Published quarterly by the Bank of Japan and Cabinet Office. Updated till the quarter of July-September 2016 (Bank of Japan estimates published on 6th January, 2017 and Cabinet Office estimates published on 25th January, 2017)
Note: Quarterly estimates of Potential Growth Rate, TFP, Capital and Labor stock contribution for the year 2011 are not available due to the Great East Japan Earthquake.
Brief overview of "Output Gap"
Output Gap measures the difference between actual GDP of the economy and the highest sustainable GDP. The latter is called potential GDP, and the growth in the potential GDP is called potential GDP growth. The output gap is usually measured as a percentage of the potential GDP.
The output gap is an important indicator for policy makers as it helps them determine an appropriate policy for the economy. A positive output gap indicates a possible inflationary pressure within the economy and vice versa. It is also important for policy makers to understand the source of growth, either labor, capital or productivity. The Bank of Japan publishes a breakdown of growth by estimating contributions from Total Factor Productivity (TFP), labor and capital.
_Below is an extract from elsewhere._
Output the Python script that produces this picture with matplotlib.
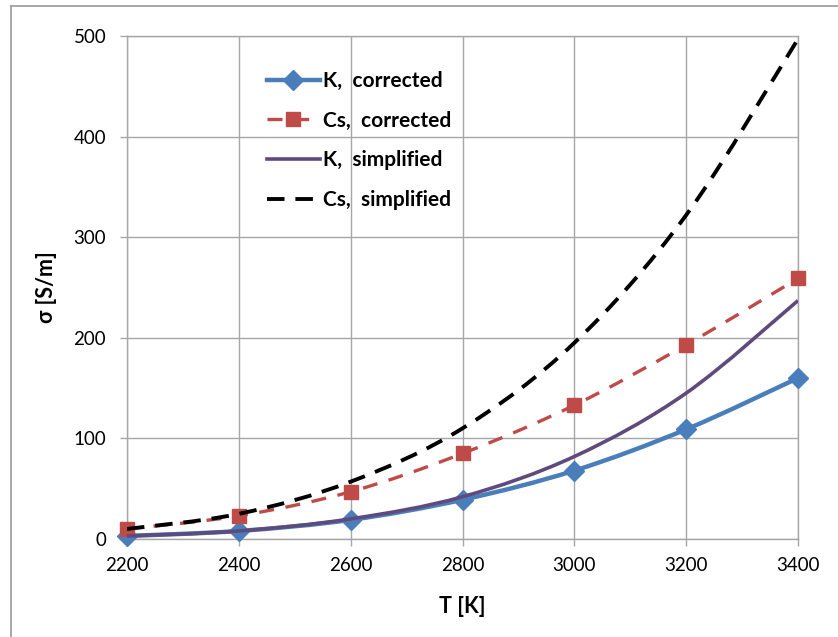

In the recent history, Japan has experienced the severest negative output gap, exceeding more than 7% to GDP in early 2009 after the Lehman shock. Since then, the output gap has gradually closed, reaching zero in early 2014. However, since then, the output gap has remained steady. In order for the Japanese economy to experience a reflation, the output gap probably needs to further rise towards positive territory. Japan's potential growth rate have been on a gradual decline since the recent peak of 4 to 5% growth in mid 1980s. Most recently, the potential growth rate is estimated to be close to zero.